Egypt is the second major player in the game. The country has historically lived in close symbiosis with the Nile, also known as the “lifeblood river” for the ancient civilization of Egypt. Its waters account for 95% of the total water needs for 105 million Egyptians, and the country has already suffered in the past from the construction of other dams that have altered the flooding and flow of sediment its food supply rests upon: at least 30% of the country's working population is employed in agriculture dependent on the Nile.

In addition, Egypt defends and claims the agreements from the colonial era (1929 and 1959) granting water sharing with Sudan: 55.5 billion cubic meters per year for Cairo and 18.5 billion cubic meters for Khartoum, leaving out all the other riparian countries. Moreover, the old agreements granted Egypt the right to veto projects higher up the Nile that affect its share of the water.

After the colonial era, Egypt was considered the most powerful country in the region and shared control over the use of the river with Sudan until the mid-1990s. Today, the slow development of upstream countries has raised the need to find new ways to share and manage the waters of the Nile: this is when a new process for cooperation based on two parallel tracks started. One is technical in nature, with the Nile Basin Initiative (NBI) functioning as a transitional cooperation agreement. The other track is more political, featuring the Cooperative Framework Agreement (CFA), which is to promote the creation of a legal framework managing the basin. For the first time, countries upstream and downstream of the Nile Basin had a common, all-encompassing platform where they could discuss, consult, and implement effective techniques to manage shared water resources.

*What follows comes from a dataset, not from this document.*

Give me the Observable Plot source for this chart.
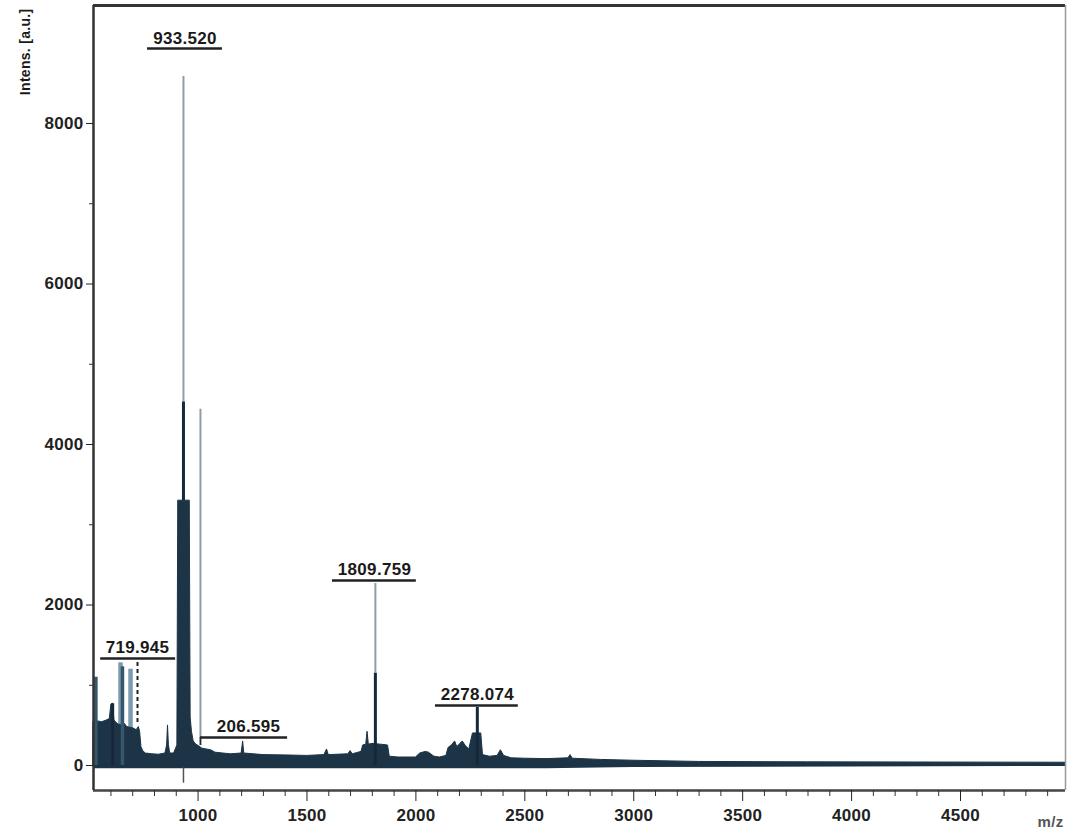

In 2010, this initiative was eventually discontinued due to irreconcilable differences. Still, it remain important, for it allowed upstream countries to fully realize what a critical resource the Nile River is. Within this framework, all riparian countries had the opportunity to strengthen relations, improve technical capacity, and learn new ways to exploit their natural resources, although the process yielded fewer results than expected.

Analyzing the recent history of the Horn of Africa, it can be concluded that the idea of GERD was born precisely as a result of this multilateral approach and the kind of awareness by upstream countries of the river’s immense potential. GERD could have been an opportunity to relaunch transnational management of those natural resources shared by the riparian countries instead of being held hostage by nationalistic political discourse that overlooks possible mutual benefits and remains tied to post-colonial agreements that cannot take into account the socio-economic needs of the region.

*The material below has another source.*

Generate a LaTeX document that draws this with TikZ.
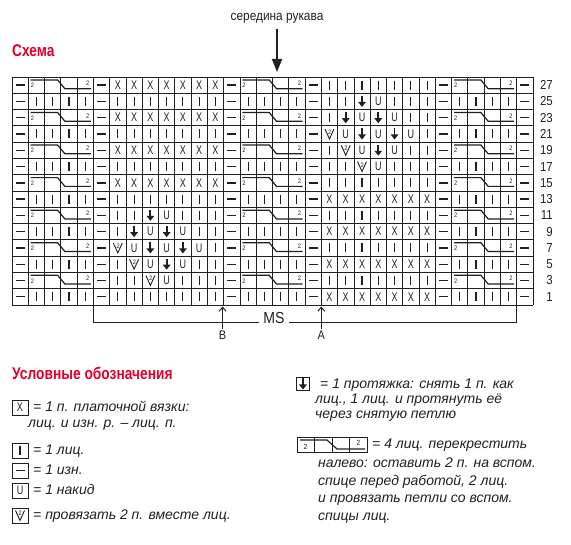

With mature political leadership, visionary regional cooperation and equitable international and regional leadership, the Nile could become an opportunity to create interdependence among the riparian countries and initiate a virtuous spiral for economic growth with positive impacts in several areas: shared management preventing climate change and drought, energy pools to meet the growing demand for electricity in the entire region, and sharing of sustainable agricultural methods with less water consumption, increasing industrial interdependence whilst creating new trade channels.

The hope of seeing a future of energy security, food security and economic development in a historically depressed area of the world is linked to the virtuous management of the lifeblood of the Horn of Africa, the Nile.